I'm going to cavalierly ignore WiFi in this because it muddies things up and deal with layer 2 of the stack and up and just treat it as a switch. This is what's in my mental model of what's happening in some detail.

  1. You try to access "nas.orthoxerox.com"
  2. DNS lookup for that. Oops, we only have the IP of the DNS server: 192.168.1.254 (making something up)
  3. ARP on ethernet to get the MAC for ...254.
  4. This gets to the switch. It'll broadcast this packet to all its ports. (Once the switch knows that a certain MAC is on a port it remembers it. Most home-grade switches can remember a few thousand MAC addresses)
  5. NAS responds and then the switch and your machine know the MAC of the DNS.
  6. DNS lookup (several round-trips to do this) -- you now know the IP of the NAS. (Since the switch now knows the IP of the DNS, it sends it directly to the port it knows it's on)
  7. ARP for the IP of the NAS. (same as before)
  8. Finally, send an ethernet packet from your machine to the NAS. (Again, from the ethernet perspective, this is sending from your machine to the NAS based on it's MAC address when we're at the low level)

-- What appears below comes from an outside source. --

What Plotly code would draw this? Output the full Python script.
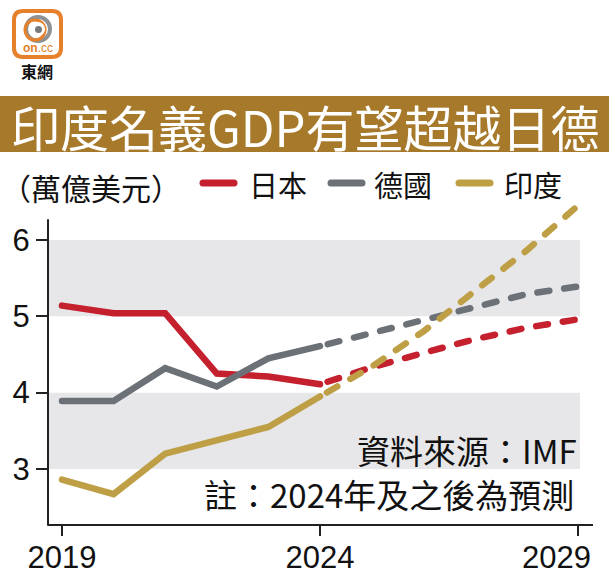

If there are multiple switches between you and the destination, the broadcast just keeps going.

If you want to have some "fun," look up "ARP storm." It's likely one of the few times most networking folks (I'm a programmer) even think about things at that level.

Thanks a lot! How does Ethernet deal with someone pulling a Spartacus and spoofing MAC addresses of existing nodes?

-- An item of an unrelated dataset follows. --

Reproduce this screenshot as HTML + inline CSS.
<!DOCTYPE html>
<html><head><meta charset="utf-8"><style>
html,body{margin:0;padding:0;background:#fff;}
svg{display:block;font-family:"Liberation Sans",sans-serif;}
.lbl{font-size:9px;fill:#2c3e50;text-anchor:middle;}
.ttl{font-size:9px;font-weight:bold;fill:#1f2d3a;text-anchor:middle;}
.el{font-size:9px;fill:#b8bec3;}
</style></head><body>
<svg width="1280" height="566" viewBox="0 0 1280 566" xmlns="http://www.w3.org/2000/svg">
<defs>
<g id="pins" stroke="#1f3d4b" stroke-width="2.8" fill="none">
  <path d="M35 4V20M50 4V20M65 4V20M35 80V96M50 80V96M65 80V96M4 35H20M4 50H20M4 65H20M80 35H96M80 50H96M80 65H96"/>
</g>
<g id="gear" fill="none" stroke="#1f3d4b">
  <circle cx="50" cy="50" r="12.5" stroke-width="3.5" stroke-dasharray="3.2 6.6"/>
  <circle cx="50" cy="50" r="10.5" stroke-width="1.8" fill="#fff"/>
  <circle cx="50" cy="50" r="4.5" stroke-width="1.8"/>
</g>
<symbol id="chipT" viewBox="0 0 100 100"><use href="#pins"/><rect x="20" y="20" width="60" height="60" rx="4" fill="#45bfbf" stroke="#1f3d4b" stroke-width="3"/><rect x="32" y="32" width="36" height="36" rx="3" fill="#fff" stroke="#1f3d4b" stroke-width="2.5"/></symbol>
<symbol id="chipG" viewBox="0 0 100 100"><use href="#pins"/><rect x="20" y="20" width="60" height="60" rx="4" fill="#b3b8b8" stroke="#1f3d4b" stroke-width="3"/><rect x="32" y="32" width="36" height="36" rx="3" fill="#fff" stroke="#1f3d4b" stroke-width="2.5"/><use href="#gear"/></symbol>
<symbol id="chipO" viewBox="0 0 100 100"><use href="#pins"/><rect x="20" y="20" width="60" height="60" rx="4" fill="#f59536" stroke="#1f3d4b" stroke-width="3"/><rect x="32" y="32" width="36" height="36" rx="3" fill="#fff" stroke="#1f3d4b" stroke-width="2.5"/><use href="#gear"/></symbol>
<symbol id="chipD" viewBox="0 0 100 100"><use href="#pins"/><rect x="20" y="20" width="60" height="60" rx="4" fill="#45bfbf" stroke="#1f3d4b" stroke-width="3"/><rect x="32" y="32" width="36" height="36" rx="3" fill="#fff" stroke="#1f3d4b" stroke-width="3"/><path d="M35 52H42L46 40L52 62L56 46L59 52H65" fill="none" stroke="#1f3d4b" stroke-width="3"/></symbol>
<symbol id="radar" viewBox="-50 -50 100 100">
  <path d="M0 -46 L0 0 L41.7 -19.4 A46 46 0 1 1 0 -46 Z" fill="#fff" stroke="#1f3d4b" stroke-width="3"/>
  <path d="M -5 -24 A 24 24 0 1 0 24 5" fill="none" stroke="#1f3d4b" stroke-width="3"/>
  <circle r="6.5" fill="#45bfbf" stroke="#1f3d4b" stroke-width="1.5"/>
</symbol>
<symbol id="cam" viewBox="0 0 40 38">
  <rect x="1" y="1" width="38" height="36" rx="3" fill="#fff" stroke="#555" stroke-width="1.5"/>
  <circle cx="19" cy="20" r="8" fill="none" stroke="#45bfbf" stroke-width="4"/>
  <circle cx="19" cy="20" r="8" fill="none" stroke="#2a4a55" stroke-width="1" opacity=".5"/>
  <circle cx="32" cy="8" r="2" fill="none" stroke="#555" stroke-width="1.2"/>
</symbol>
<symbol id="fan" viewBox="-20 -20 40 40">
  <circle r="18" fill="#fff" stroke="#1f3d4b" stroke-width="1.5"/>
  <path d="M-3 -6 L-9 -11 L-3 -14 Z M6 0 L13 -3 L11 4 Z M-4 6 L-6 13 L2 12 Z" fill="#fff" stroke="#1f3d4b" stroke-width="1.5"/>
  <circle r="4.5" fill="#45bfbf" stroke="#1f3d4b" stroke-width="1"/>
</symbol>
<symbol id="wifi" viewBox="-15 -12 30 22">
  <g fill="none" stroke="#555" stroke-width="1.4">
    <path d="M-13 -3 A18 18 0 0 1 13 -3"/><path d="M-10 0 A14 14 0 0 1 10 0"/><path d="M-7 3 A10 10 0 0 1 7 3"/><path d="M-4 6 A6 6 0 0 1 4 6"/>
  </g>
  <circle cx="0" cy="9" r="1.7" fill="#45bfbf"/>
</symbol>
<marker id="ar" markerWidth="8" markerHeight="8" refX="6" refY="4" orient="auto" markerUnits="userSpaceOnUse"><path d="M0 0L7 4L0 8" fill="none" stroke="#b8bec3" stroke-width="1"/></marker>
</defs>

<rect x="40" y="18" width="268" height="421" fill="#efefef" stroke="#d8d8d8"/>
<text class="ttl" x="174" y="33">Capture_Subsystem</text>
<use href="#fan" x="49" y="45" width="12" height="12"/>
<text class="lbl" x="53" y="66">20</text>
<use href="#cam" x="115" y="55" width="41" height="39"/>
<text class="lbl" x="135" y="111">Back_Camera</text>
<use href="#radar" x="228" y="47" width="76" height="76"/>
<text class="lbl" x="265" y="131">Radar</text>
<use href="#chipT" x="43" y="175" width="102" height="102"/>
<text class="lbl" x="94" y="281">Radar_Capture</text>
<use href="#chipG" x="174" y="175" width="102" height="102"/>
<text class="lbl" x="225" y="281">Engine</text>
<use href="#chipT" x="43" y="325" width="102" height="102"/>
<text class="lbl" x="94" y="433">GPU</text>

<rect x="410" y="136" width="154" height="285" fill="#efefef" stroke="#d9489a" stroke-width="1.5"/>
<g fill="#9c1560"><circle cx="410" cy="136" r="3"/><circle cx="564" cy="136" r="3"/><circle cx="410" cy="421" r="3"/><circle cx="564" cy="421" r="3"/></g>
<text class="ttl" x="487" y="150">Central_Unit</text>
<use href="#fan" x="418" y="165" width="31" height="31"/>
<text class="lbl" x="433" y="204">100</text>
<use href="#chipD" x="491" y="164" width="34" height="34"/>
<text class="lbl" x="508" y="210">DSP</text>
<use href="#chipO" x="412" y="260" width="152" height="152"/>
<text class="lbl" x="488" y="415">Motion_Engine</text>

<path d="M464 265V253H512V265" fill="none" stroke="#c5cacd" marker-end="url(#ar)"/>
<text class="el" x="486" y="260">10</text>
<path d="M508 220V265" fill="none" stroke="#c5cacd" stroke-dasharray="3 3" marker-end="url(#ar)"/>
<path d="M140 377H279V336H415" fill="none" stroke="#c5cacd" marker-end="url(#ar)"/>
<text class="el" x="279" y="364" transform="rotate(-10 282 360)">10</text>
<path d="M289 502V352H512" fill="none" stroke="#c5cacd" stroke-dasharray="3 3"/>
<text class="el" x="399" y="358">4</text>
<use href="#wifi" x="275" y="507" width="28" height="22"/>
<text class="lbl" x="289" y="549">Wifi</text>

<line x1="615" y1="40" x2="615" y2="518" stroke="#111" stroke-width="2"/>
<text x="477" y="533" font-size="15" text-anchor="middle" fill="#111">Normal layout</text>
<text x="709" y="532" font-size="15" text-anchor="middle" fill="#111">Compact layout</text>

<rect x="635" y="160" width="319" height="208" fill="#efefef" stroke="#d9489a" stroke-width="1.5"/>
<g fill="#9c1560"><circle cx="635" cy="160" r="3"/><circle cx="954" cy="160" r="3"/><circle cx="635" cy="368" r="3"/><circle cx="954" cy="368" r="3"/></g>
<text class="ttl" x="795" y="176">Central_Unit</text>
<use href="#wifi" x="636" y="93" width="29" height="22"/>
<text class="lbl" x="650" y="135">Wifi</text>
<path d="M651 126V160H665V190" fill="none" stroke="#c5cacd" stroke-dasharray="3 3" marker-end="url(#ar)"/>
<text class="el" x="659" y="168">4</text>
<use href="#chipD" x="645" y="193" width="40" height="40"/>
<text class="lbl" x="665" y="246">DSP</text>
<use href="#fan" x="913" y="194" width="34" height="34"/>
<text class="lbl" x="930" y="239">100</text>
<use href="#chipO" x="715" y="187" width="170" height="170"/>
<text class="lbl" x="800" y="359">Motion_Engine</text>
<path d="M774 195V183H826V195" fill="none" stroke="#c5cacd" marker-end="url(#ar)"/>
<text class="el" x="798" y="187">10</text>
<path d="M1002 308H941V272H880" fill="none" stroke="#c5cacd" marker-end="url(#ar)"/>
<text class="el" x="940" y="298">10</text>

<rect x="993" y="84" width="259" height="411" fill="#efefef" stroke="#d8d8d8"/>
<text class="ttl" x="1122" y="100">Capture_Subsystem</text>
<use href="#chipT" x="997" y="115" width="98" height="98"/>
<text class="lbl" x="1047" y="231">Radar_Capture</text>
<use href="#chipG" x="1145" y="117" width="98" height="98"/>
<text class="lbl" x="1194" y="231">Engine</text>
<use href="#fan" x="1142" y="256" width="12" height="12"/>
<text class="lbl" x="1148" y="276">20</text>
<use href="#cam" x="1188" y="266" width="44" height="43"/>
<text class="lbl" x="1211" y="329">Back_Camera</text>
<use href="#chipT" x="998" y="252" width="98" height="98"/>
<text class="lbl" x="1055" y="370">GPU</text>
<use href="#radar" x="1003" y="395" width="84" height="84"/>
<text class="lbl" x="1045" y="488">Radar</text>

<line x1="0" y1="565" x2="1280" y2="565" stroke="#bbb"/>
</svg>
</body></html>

By default, absolutely nothing... you've found one of the common attack surfaces of ethernet! You can use this to do all sorts of malicious things. You can overload the switches by just spamming them with new MAC addresses. You can intercept traffic. General denial of service attacks. Circumventing security. All sorts of mayhem.

So, ways of dealing with this... you can have switches that are configured to only allow an interface with a certain MAC to connect to certain ports. Or you can have softer ways of dealing with this by feeding information from the switch to some variety of intrusion detection system. Similarly, a switch can be configured to ensure that a device DHCPing for an address can't suddenly start using a different MAC.

There's a host of enterprise-y tech being built in this arms race if you want to fund some hardcore security-focused teams. That said, I don't think I've ever encountered (maybe because I'm not an attacker) these in the run-of-the-mill office environments. This is including working at Amazon, which is a bit persnickety on security. I'm quite sure that they're running these things in the data centers though. For something like AWS, they have segregated networks for control-plane traffic (the back-end of the services and how they are configured) and customer traffic. And for customer traffic, everything is on its own VLAN to ensure that I can't make a malicious service that would attack neighboring instances on the same machine or subnet. They also have a bunch of security in place to ensure only trusted clients can connect to services and verify the servers' authenticity.

This is one of the underlying reasons that having good physical security is essential. Once you have access to a network you want to attack, you have a lot more surface area that you can use to attack it while (preferably from the attacker's perspective) remaining undetected.

There are an annoying number of shops that used to love Cisco's port security option, which will lock down an interface on a switch to a certain segmentation of MAC addresses (usually configured in adaptive modes). It's... not as unmanagable as it sounds, though it is very unmanageable and very much something that's usually only helpful against very specific threat models and when paired with a lot of other stuff.